Le, reached Thursday by telephone, said he hasn’t had a conversation with UFC officials since the suspension was rescinded.

“They should have consulted those experts before they suspended me,” Le said.

When Epstein was asked if the UFC could have rooted this out before disciplining Le, he said, “What happened was, we got the test results back, explained to [Le’s] representative that these were above the normal levels, that we were going to suspend him.

“At that point, there was some discussion about whether or not these tests could properly find elevated levels of something that was taken versus something that naturally occurred. We did additional investigation and received additional information … so we rescinded the suspension.”

And perhaps irrevocably soiled a fighter’s reputation.

“I’m not happy about it, but we had to deal with the situations as they’re presented to us,” Epstein said. “ … We assumed the results were valid. It was one of those things. The wrong test was given.”

He said no one at the UFC has lost their job over the matter.

Epstein said since earlier this year he has led the UFC push to align with a company like the U.S. Anti-Doping Agency that can test fighters, with the ability to impose sanctions on those who test dirty.

Advertisement

Le’s case, said Epstein, is “another reason we’re looking at some sort of comprehensive testing protocol for all of our athletes conducted by a third party.

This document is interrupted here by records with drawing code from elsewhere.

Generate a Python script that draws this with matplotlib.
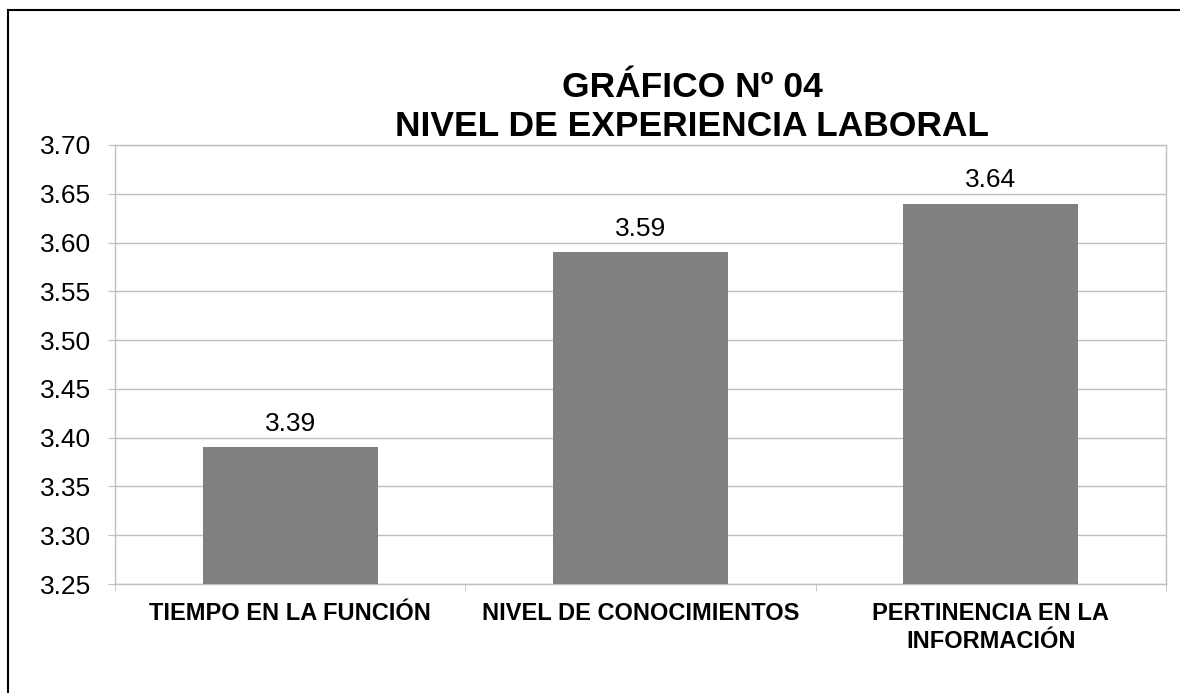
import matplotlib
matplotlib.use("Agg")
import matplotlib.pyplot as plt
from matplotlib.lines import Line2D

categories = ["TIEMPO EN LA FUNCIÓN", "NIVEL DE CONOCIMIENTOS", "PERTINENCIA EN LA\nINFORMACIÓN"]
values = [3.39, 3.59, 3.64]
yticks = [3.25, 3.30, 3.35, 3.40, 3.45, 3.50, 3.55, 3.60, 3.65, 3.70]
title = "GRÁFICO Nº 04\nNIVEL DE EXPERIENCIA LABORAL"

plt.rcParams['font.family'] = ['Liberation Sans', 'DejaVu Sans']

fig = plt.figure(figsize=(11.8, 6.93), dpi=100)
ax = fig.add_axes([115/1180, 1-584/693, (1166-115)/1180, (584-145)/693])

grid_c = "#bfbfbf"
x = range(len(categories))
ax.bar(x, [v - yticks[0] for v in values], bottom=yticks[0], width=0.5, color="#808080", zorder=3)

ax.set_ylim(yticks[0], yticks[-1])
ax.set_xlim(-0.5, len(categories) - 0.5)
ax.set_yticks(yticks)
ax.set_yticklabels([f"{t:.2f}" for t in yticks], fontsize=19)
ax.yaxis.grid(True, color=grid_c, linewidth=1, zorder=0)
ax.tick_params(axis='y', length=5, color=grid_c, pad=12)

ax.set_xticks(list(x))
ax.set_xticklabels(categories, fontsize=17, fontweight='bold', linespacing=1.25)
ax.tick_params(axis='x', which='major', length=0, pad=13)
ax.set_xticks([-0.5, 0.5, 1.5, 2.5], minor=True)
ax.tick_params(axis='x', which='minor', length=5, color=grid_c)

for s in ax.spines.values():
    s.set_color(grid_c)
    s.set_linewidth(1)

for xi, v in zip(x, values):
    ax.annotate(f"{v:.2f}", (xi, v), xytext=(0, 8.5), textcoords='offset points',
                ha='center', va='bottom', fontsize=19)

fig.text(692/1180, 1-107/693, title, ha='center', va='center', fontsize=25.5,
         fontweight='bold', linespacing=1.25)

# outer border (top and left)
fig.add_artist(Line2D([8/1180, 1.0], [1-10/693, 1-10/693], color='black', linewidth=1.5, transform=fig.transFigure))
fig.add_artist(Line2D([8/1180, 8/1180], [0, 1-10/693], color='black', linewidth=1.5, transform=fig.transFigure))

fig.savefig("out.png", dpi=100)
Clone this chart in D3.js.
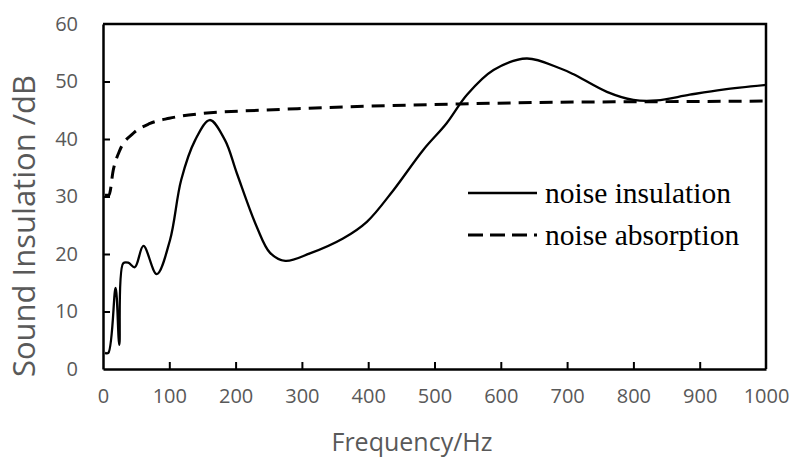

“We are not in the drug testing business. We are in the sports/media/fight promotion business. When we have athletic commissions or federations in place, they do it all. When we have situations like we have in Macao, we have to self-regulate. We do the best we can. Frankly, that’s what I think we did.”

Epstein said it could take another six months before the UFC can have the third-party testing in place, with state athletic commissions still needing to bless the arrangement that would allow the third party to discipline the athlete.

Le, meanwhile, still has two fights remaining on his UFC contract, but after this episode and the loss to Bisping, he isn’t sure where he stands.

“What I read in their press release in lifting my suspension, I don’t feel like that’s an apology at all,” Le said. “There’s no apology. I’m happy they lifted my suspension, but … if you’re wrong, man up.”